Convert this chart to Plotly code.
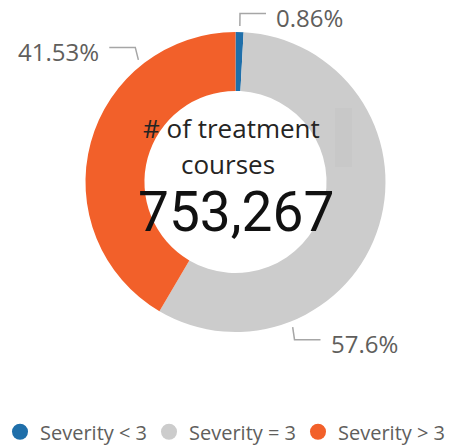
import math
import plotly.graph_objects as go

# ---- data ----
categories = ["Severity < 3", "Severity = 3", "Severity > 3"]
share_pct = [0.86, 57.6, 41.53]
label_texts = ["0.86%", "57.6%", "41.53%"]
total_courses = 753267
center_title_lines = ["# of treatment", "courses"]

# ---- style / layout ----
colors = ["#1F6FAA", "#CCCCCC", "#F2602A"]
label_angles_deg = [1.6, 158.5, 321.5]   # where leader lines leave the ring
label_side = ["right", "right", "left"]

W, H = 454, 445
CX, CY, R = 235.5, 182.0, 150.0
HOLE = 0.607
LABEL_FONT = "Open Sans"
GREY_TXT = "#605E5C"


def paper(x, y):
    return x / W, 1 - y / H


def ring_point(angle_deg, r):
    a = math.radians(angle_deg)
    return CX + r * math.sin(a), CY - r * math.cos(a)


fig = go.Figure()
fig.add_trace(go.Pie(
    labels=categories,
    values=share_pct,
    sort=False,
    direction="clockwise",
    rotation=0,
    hole=HOLE,
    marker=dict(colors=colors, line=dict(width=0)),
    textinfo="none",
    showlegend=False,
    domain=dict(x=[(CX - R) / W, (CX + R) / W], y=[1 - (CY + R) / H, 1 - (CY - R) / H]),
))

# legend entries (circle markers)
for name, col in zip(categories, colors):
    fig.add_trace(go.Scatter(
        x=[None], y=[None], mode="markers", name=name,
        marker=dict(symbol="circle", size=20, color=col),
        hoverinfo="skip",
    ))

shapes = []
annotations = []
for txt, ang, side in zip(label_texts, label_angles_deg, label_side):
    a = math.radians(ang)
    x0, y0 = ring_point(ang, 156)
    x1 = x0 + 5 * math.sin(a)
    y1 = y0 - 12.5 * (1 if math.cos(a) > 0 else -1)
    dx = 26 if side == "right" else -26
    x2, y2 = x1 + dx, y1
    p0, p1, p2 = paper(x0, y0), paper(x1, y1), paper(x2, y2)
    shapes.append(dict(
        type="path", xref="paper", yref="paper",
        path=f"M {p0[0]} {p0[1]} L {p1[0]} {p1[1]} L {p2[0]} {p2[1]}",
        line=dict(color="#A6A6A6", width=1.5),
    ))
    tx = x2 + (8 if side == "right" else -8)
    ax, ay = paper(tx, y2 + 4)
    annotations.append(dict(
        x=ax, y=ay, xref="paper", yref="paper", text=txt, showarrow=False,
        xanchor="left" if side == "right" else "right", yanchor="middle",
        font=dict(family=LABEL_FONT, size=24, color=GREY_TXT),
    ))

# faint card scroll strip seen on the ring
s0, s1 = paper(335, 108), paper(352, 167)
shapes.append(dict(
    type="rect", xref="paper", yref="paper", layer="above",
    x0=s0[0], y0=s1[1], x1=s1[0], y1=s0[1],
    fillcolor="rgba(0,0,0,0.018)", line=dict(width=0),
))

# center texts
for line, (lx, ly) in zip(center_title_lines, [(231.5, 128), (228, 164)]):
    px, py = paper(lx, ly)
    annotations.append(dict(
        x=px, y=py, xref="paper", yref="paper", text=line, showarrow=False,
        xanchor="center", yanchor="middle",
        font=dict(family=LABEL_FONT, size=26, color="#252423"),
    ))
bx, by = paper(235.5, 212)
annotations.append(dict(
    x=bx, y=by, xref="paper", yref="paper", text=f"{total_courses:,}", showarrow=False,
    xanchor="center", yanchor="middle",
    font=dict(family="Roboto", size=55, color="#111111"),
))

fig.update_layout(
    width=W, height=H,
    margin=dict(l=0, r=0, t=0, b=0, autoexpand=False),
    paper_bgcolor="white", plot_bgcolor="white",
    xaxis=dict(visible=False), yaxis=dict(visible=False),
    shapes=shapes, annotations=annotations,
    showlegend=True,
    legend=dict(
        orientation="h", x=0, xanchor="left", y=-0.014, yanchor="bottom",
        entrywidth=104, entrywidthmode="pixels",
        font=dict(family=LABEL_FONT, size=20, color=GREY_TXT),
        bgcolor="rgba(0,0,0,0)",
    ),
)

fig.write_html(
    "out.html",
    config={"displayModeBar": False},
    post_script="document.body.style.margin='0px';document.body.style.padding='0px';",
)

==================================================

= Work to be completed =
Give every line back word for word and leave the pictures out.

= Result of this task =
Convert this chart to Plotly code.
import math
import plotly.graph_objects as go

# ---- data ----
categories = ["Severity < 3", "Severity = 3", "Severity > 3"]
share_pct = [0.86, 57.6, 41.53]
label_texts = ["0.86%", "57.6%", "41.53%"]
total_courses = 753267
center_title_lines = ["# of treatment", "courses"]

# ---- style / layout ----
colors = ["#1F6FAA", "#CCCCCC", "#F2602A"]
label_angles_deg = [1.6, 158.5, 321.5]   # where leader lines leave the ring
label_side = ["right", "right", "left"]

W, H = 454, 445
CX, CY, R = 235.5, 182.0, 150.0
HOLE = 0.607
LABEL_FONT = "Open Sans"
GREY_TXT = "#605E5C"


def paper(x, y):
    return x / W, 1 - y / H


def ring_point(angle_deg, r):
    a = math.radians(angle_deg)
    return CX + r * math.sin(a), CY - r * math.cos(a)


fig = go.Figure()
fig.add_trace(go.Pie(
    labels=categories,
    values=share_pct,
    sort=False,
    direction="clockwise",
    rotation=0,
    hole=HOLE,
    marker=dict(colors=colors, line=dict(width=0)),
    textinfo="none",
    showlegend=False,
    domain=dict(x=[(CX - R) / W, (CX + R) / W], y=[1 - (CY + R) / H, 1 - (CY - R) / H]),
))

# legend entries (circle markers)
for name, col in zip(categories, colors):
    fig.add_trace(go.Scatter(
        x=[None], y=[None], mode="markers", name=name,
        marker=dict(symbol="circle", size=20, color=col),
        hoverinfo="skip",
    ))

shapes = []
annotations = []
for txt, ang, side in zip(label_texts, label_angles_deg, label_side):
    a = math.radians(ang)
    x0, y0 = ring_point(ang, 156)
    x1 = x0 + 5 * math.sin(a)
    y1 = y0 - 12.5 * (1 if math.cos(a) > 0 else -1)
    dx = 26 if side == "right" else -26
    x2, y2 = x1 + dx, y1
    p0, p1, p2 = paper(x0, y0), paper(x1, y1), paper(x2, y2)
    shapes.append(dict(
        type="path", xref="paper", yref="paper",
        path=f"M {p0[0]} {p0[1]} L {p1[0]} {p1[1]} L {p2[0]} {p2[1]}",
        line=dict(color="#A6A6A6", width=1.5),
    ))
    tx = x2 + (8 if side == "right" else -8)
    ax, ay = paper(tx, y2 + 4)
    annotations.append(dict(
        x=ax, y=ay, xref="paper", yref="paper", text=txt, showarrow=False,
        xanchor="left" if side == "right" else "right", yanchor="middle",
        font=dict(family=LABEL_FONT, size=24, color=GREY_TXT),
    ))

# faint card scroll strip seen on the ring
s0, s1 = paper(335, 108), paper(352, 167)
shapes.append(dict(
    type="rect", xref="paper", yref="paper", layer="above",
    x0=s0[0], y0=s1[1], x1=s1[0], y1=s0[1],
    fillcolor="rgba(0,0,0,0.018)", line=dict(width=0),
))

# center texts
for line, (lx, ly) in zip(center_title_lines, [(231.5, 128), (228, 164)]):
    px, py = paper(lx, ly)
    annotations.append(dict(
        x=px, y=py, xref="paper", yref="paper", text=line, showarrow=False,
        xanchor="center", yanchor="middle",
        font=dict(family=LABEL_FONT, size=26, color="#252423"),
    ))
bx, by = paper(235.5, 212)
annotations.append(dict(
    x=bx, y=by, xref="paper", yref="paper", text=f"{total_courses:,}", showarrow=False,
    xanchor="center", yanchor="middle",
    font=dict(family="Roboto", size=55, color="#111111"),
))

fig.update_layout(
    width=W, height=H,
    margin=dict(l=0, r=0, t=0, b=0, autoexpand=False),
    paper_bgcolor="white", plot_bgcolor="white",
    xaxis=dict(visible=False), yaxis=dict(visible=False),
    shapes=shapes, annotations=annotations,
    showlegend=True,
    legend=dict(
        orientation="h", x=0, xanchor="left", y=-0.014, yanchor="bottom",
        entrywidth=104, entrywidthmode="pixels",
        font=dict(family=LABEL_FONT, size=20, color=GREY_TXT),
        bgcolor="rgba(0,0,0,0)",
    ),
)

fig.write_html(
    "out.html",
    config={"displayModeBar": False},
    post_script="document.body.style.margin='0px';document.body.style.padding='0px';",
)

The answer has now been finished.